The last time the Indians had three starts like that in a row was in June of 1961, when Gary Bell and Wynn Hawkins each got walloped in the two games of a doubleheader against the White Sox, and then Jim Perry got the same treatment in the team's next game, against Detroit. In two of those three games though, there were multiple unearned runs, and so only Perry was actually charged with six runs.

To find the last time three Indians starters in a row gave up 6+ earned runs, we've got to go back another three decades, to June of 1930, when Jake Miller, Willis Hudlin, and Clint Brown each got knocked around by the Yankees.
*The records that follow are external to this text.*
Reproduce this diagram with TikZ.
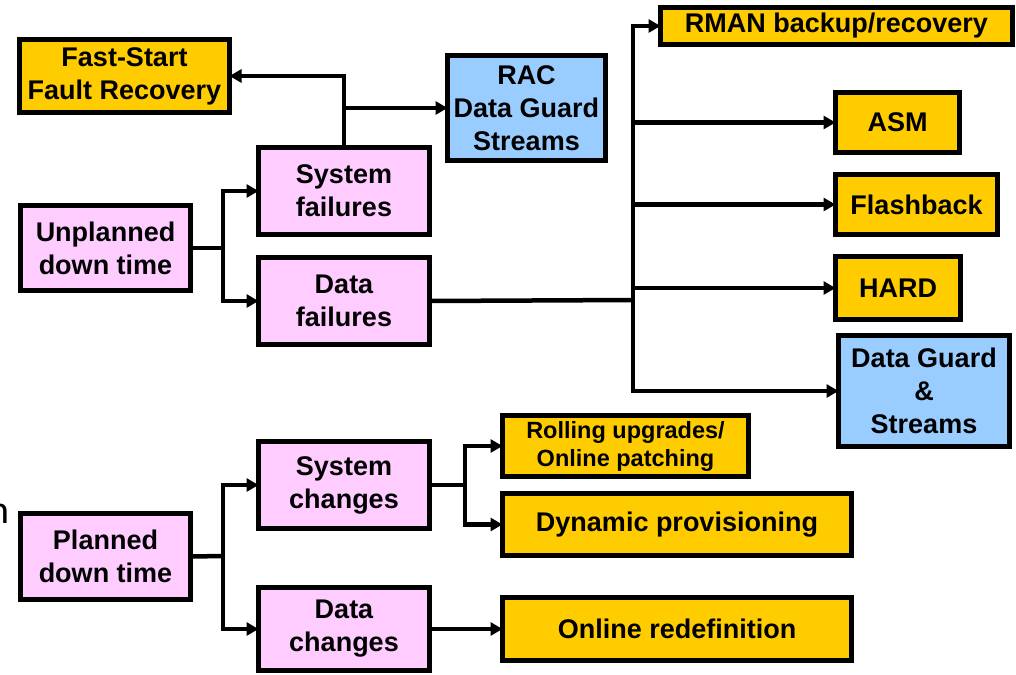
\documentclass[tikz,border=0pt]{standalone}
\usepackage{fontspec}
\setmainfont{Liberation Sans}
\newfontfamily\fragfont{Carlito}
\usetikzlibrary{arrows.meta}
\definecolor{ybox}{HTML}{FFCC00}
\definecolor{pbox}{HTML}{FFCCFF}
\definecolor{bbox}{HTML}{99CCFF}
\tikzset{
 box/.style={draw=black, line width=5pt, align=center, inner sep=0pt, outer sep=0pt,
   font=\bfseries\fontsize{27}{33}\selectfont},
 ybx/.style={box, fill=ybox},
 pbx/.style={box, fill=pbox},
 bbx/.style={box, fill=bbox},
 wire/.style={line width=4.5pt, line join=miter},
 conn/.style={wire, -{Triangle[length=12pt,width=13pt]}},
 thinconn/.style={line width=3.5pt, -{Triangle[length=12pt,width=13pt]}},
}
\begin{document}
\begin{tikzpicture}[x=1pt,y=-1pt]
\useasboundingbox (0,0) rectangle (1016,674);
% nodes
\node[ybx, minimum width=210pt, minimum height=73pt] (fsfr) at (124.5,76) {Fast-Start\\Fault Recovery};
\node[bbx, minimum width=158pt, minimum height=105pt] (rac) at (526.5,108) {RAC\\Data Guard\\Streams};
\node[ybx, minimum width=352pt, minimum height=37pt] (rman) at (836.5,26) {RMAN backup/recovery};
\node[ybx, minimum width=124pt, minimum height=60pt] (asm) at (897.5,122.5) {ASM};
\node[ybx, minimum width=162pt, minimum height=60pt] (flash) at (916.5,204.5) {Flashback};
\node[ybx, minimum width=125pt, minimum height=63pt] (hard) at (898,288) {HARD};
\node[bbx, minimum width=171pt, minimum height=111pt] (dgs) at (924,391) {Data Guard\\\&\\Streams};
\node[pbx, minimum width=170pt, minimum height=85pt] (unpl) at (105.5,248) {Unplanned\\down time};
\node[pbx, minimum width=171pt, minimum height=87pt] (sysf) at (344,191) {System\\failures};
\node[pbx, minimum width=171pt, minimum height=87pt] (dataf) at (344,301) {Data\\failures};
\node[pbx, minimum width=170pt, minimum height=86pt] (plan) at (105.5,556.5) {Planned\\down time};
\node[pbx, minimum width=171pt, minimum height=87pt] (sysc) at (344,485) {System\\changes};
\node[pbx, minimum width=171pt, minimum height=83pt] (datac) at (344,629) {Data\\changes};
\node[ybx, minimum width=246pt, minimum height=61pt, font=\bfseries\fontsize{23.5}{28}\selectfont] (roll) at (625.5,446) {Rolling upgrades/\\Online patching};
\node[ybx, minimum width=349pt, minimum height=62pt] (dyn) at (677,524.5) {Dynamic provisioning};
\node[ybx, minimum width=349pt, minimum height=63pt] (onl) at (677,629) {Online redefinition};
\node[font=\fragfont\fontsize{40}{48}\selectfont, anchor=base east, inner sep=0pt] (frag) at (10,523) {n};
% junctions
\coordinate (j1) at (223,248);
\coordinate (j2) at (344,108);
\coordinate (j3) at (633,300);
\coordinate (j4) at (223,556);
\coordinate (j5) at (465,485);
% connectors
\draw[wire] (unpl.east) -- (j1);
\draw[conn] (j1) |- (sysf.west);
\draw[conn] (j1) |- (dataf.west);
\draw[conn] (sysf.north) |- (fsfr.east);
\draw[conn] (j2) -- (rac.west);
\draw[wire] (dataf.east) -- (j3);
\draw[conn] (j3) |- (rman.west);
\draw[conn] (j3) |- (asm.west);
\draw[conn] (j3) |- (flash.west);
\draw[conn] (j3) |- (hard.west);
\draw[conn] (j3) |- (dgs.west);
\draw[wire] (plan.east) -- (j4);
\draw[conn] (j4) |- (sysc.west);
\draw[conn] (j4) |- (datac.west);
\draw[wire] (sysc.east) -- (j5);
\draw[conn] (j5) |- (roll.west);
\draw[conn] (j5) |- (dyn.west);
\draw[thinconn] (datac.east) -- (onl.west);
\end{tikzpicture}
\end{document}
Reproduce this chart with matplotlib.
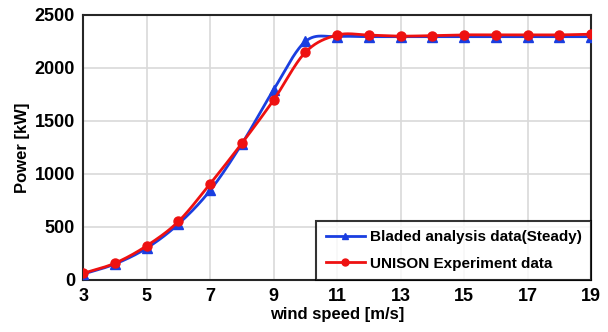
import numpy as np
import matplotlib.pyplot as plt

plt.rcParams['font.family'] = ['Liberation Sans', 'DejaVu Sans']
plt.rcParams['font.weight'] = 'bold'

# wind speed [m/s]
wind = [3, 4, 5, 6, 7, 8, 9, 10, 11, 12, 13, 14, 15, 16, 17, 18, 19]
# Bladed steady-state power [kW]
bladed = [55, 150, 300, 528, 845, 1285, 1795, 2250, 2295, 2295, 2295, 2295, 2295, 2295, 2295, 2295, 2295]
# UNISON measured power [kW]
unison = [62, 158, 322, 552, 908, 1290, 1698, 2148, 2310, 2310, 2300, 2305, 2312, 2312, 2312, 2312, 2318]

label_bladed = 'Bladed analysis data(Steady)'
label_unison = 'UNISON Experiment data'


def smooth(x, y, n=30):
    # Catmull-Rom curve through the points (spreadsheet-style smoothed line)
    x = np.asarray(x, float)
    y = np.asarray(y, float)
    px = np.concatenate([[2 * x[0] - x[1]], x, [2 * x[-1] - x[-2]]])
    py = np.concatenate([[2 * y[0] - y[1]], y, [2 * y[-1] - y[-2]]])
    xs, ys = [], []
    t = np.linspace(0, 1, n, endpoint=False)
    for i in range(1, len(px) - 2):
        for p, out in ((px, xs), (py, ys)):
            p0, p1, p2, p3 = p[i - 1], p[i], p[i + 1], p[i + 2]
            out.extend(0.5 * ((2 * p1) + (-p0 + p2) * t
                              + (2 * p0 - 5 * p1 + 4 * p2 - p3) * t ** 2
                              + (-p0 + 3 * p1 - 3 * p2 + p3) * t ** 3))
    xs.append(x[-1])
    ys.append(y[-1])
    return np.array(xs), np.array(ys)


fig, ax = plt.subplots(figsize=(6.08, 3.32), dpi=100)
fig.subplots_adjust(left=0.137, right=0.972, top=0.955, bottom=0.157)

blue = '#1a3ee0'
red = '#ee1111'

sx, sy = smooth(wind, bladed)
ax.plot(sx, sy, color=blue, lw=2, zorder=3)
ax.plot(wind, bladed, ls='none', marker='^', ms=6.5, color=blue, zorder=4)
sx, sy = smooth(wind, unison)
ax.plot(sx, sy, color=red, lw=2, zorder=5)
ax.plot(wind, unison, ls='none', marker='o', ms=6.5, color=red, zorder=6)

# legend handles: line with marker
ax.plot([], [], color=blue, lw=2, marker='^', ms=5, label=label_bladed)
ax.plot([], [], color=red, lw=2, marker='o', ms=5, label=label_unison)

ax.set_xlim(3, 19)
ax.set_ylim(0, 2500)
ax.set_xticks(np.arange(3, 20, 2))
ax.set_yticks(np.arange(0, 2501, 500))
ax.grid(True, color='#d9d9d9', lw=1.2)
ax.set_axisbelow(True)
ax.tick_params(length=0, labelsize=13, pad=6)
for s in ax.spines.values():
    s.set_color('#262626')
    s.set_linewidth(1.5)

ax.set_xlabel('wind speed [m/s]', fontsize=12, fontweight='bold', labelpad=1)
ax.set_ylabel('Power [kW]', fontsize=12, fontweight='bold', labelpad=3)

leg = ax.legend(loc='lower right', bbox_to_anchor=(1.0, 0.0), fontsize=11,
                frameon=True, fancybox=False, edgecolor='black',
                borderaxespad=0, handlelength=2.6, handletextpad=0.3,
                labelspacing=0.8, borderpad=0.6)
leg.get_frame().set_linewidth(1.5)
leg.set_zorder(10)

fig.savefig('out.png', dpi=100)
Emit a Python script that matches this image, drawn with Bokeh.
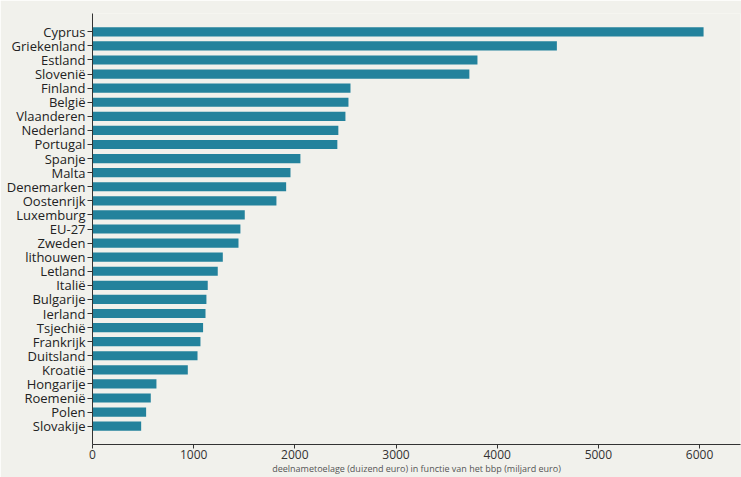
from bokeh.plotting import figure
from bokeh.models import FactorRange, Range1d, ColumnDataSource, FixedTicker
from bokeh.embed import file_html
from bokeh.resources import INLINE

countries = ["Cyprus", "Griekenland", "Estland", "Slovenië", "Finland", "België",
             "Vlaanderen", "Nederland", "Portugal", "Spanje", "Malta", "Denemarken",
             "Oostenrijk", "Luxemburg", "EU-27", "Zweden", "lithouwen", "Letland",
             "Italië", "Bulgarije", "Ierland", "Tsjechië", "Frankrijk", "Duitsland",
             "Kroatië", "Hongarije", "Roemenië", "Polen", "Slovakije"]
values = [6040, 4590, 3805, 3725, 2550, 2530, 2500, 2430, 2420, 2055, 1957, 1914,
          1818, 1505, 1462, 1443, 1288, 1238, 1139, 1126, 1117, 1093, 1067, 1038,
          942, 632, 576, 530, 481]
x_ticks = [0, 1000, 2000, 3000, 4000, 5000, 6000]
x_title = "deelnametoelage (duizend euro) in functie van het bbp (miljard euro)"

BG = "#f1f1ec"
BAR = "#23829c"
FONT = "Open Sans"

src = ColumnDataSource(dict(country=countries, value=values))
n = len(countries)
yr = FactorRange(factors=list(reversed(countries)), range_padding=1.6 / n,
                 range_padding_units="percent")

p = figure(width=741, height=477, y_range=yr, x_range=Range1d(0, 6405),
           output_backend="svg", toolbar_location=None,
           background_fill_color=BG, border_fill_color=BG,
           min_border_left=92, min_border_right=1, min_border_top=13,
           min_border_bottom=10)

p.hbar(y="country", right="value", left=0, height=0.65, source=src,
       fill_color=BAR, line_color=None)

p.xgrid.visible = False
p.ygrid.visible = False
p.outline_line_color = None

p.xaxis.ticker = FixedTicker(ticks=x_ticks)
p.xaxis.axis_label = x_title
p.xaxis.axis_label_text_font = FONT
p.xaxis.axis_label_text_font_size = "9px"
p.xaxis.axis_label_text_font_style = "normal"
p.xaxis.axis_label_text_color = "#555555"
p.xaxis.axis_label_standoff = 0
p.xaxis.major_label_text_font = FONT
p.xaxis.major_label_text_font_size = "12px"
p.xaxis.major_label_text_color = "#333333"
p.xaxis.major_label_standoff = 1
p.xaxis.major_tick_out = 4
p.xaxis.major_tick_in = 0
p.xaxis.minor_tick_line_color = None

p.yaxis.major_label_text_font = FONT
p.yaxis.major_label_text_font_size = "13px"
p.yaxis.major_label_text_color = "#222222"
p.yaxis.major_label_standoff = 2
p.yaxis.major_tick_out = 5
p.yaxis.major_tick_in = 0

for ax in (p.xaxis, p.yaxis):
    ax.axis_line_color = "#333333"
    ax.major_tick_line_color = "#333333"

open("out.html", "w").write(file_html(p, INLINE))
The baseball gods had the decent to give the Tribe a day off between the second and third of those two games, so if you want to know about something like this happening in three consecutive games on three consecutive days, well that's something the Indians had never experienced before.

The Yankees teams that did the damage in 2007 and 1930, and the White Sox and Tigers in 1961, those were all good teams. The 2016 Twins, on the other hand, have been in last place most of the season. Even after the last three days, they have the worst record in the American League.

Some of the Tribe pitchers from those earlier games were having pretty solid seasons, but some of them sure weren't, whereas Salazar, Carrasco, and Bauer had all been among the 20 or so best starters in the American League this season.

You can't predict baseball.

Salazar's outing was so bad the team decided to have an MRI done, and he's landed on the disabled list with elbow inflammation. Mike Clevinger has been called up to fill the vacancy in the rotation, and he'll start today's series finale. One can only hope that by not having been with the team in recent days, he avoided whatever hex was put upon the rotation.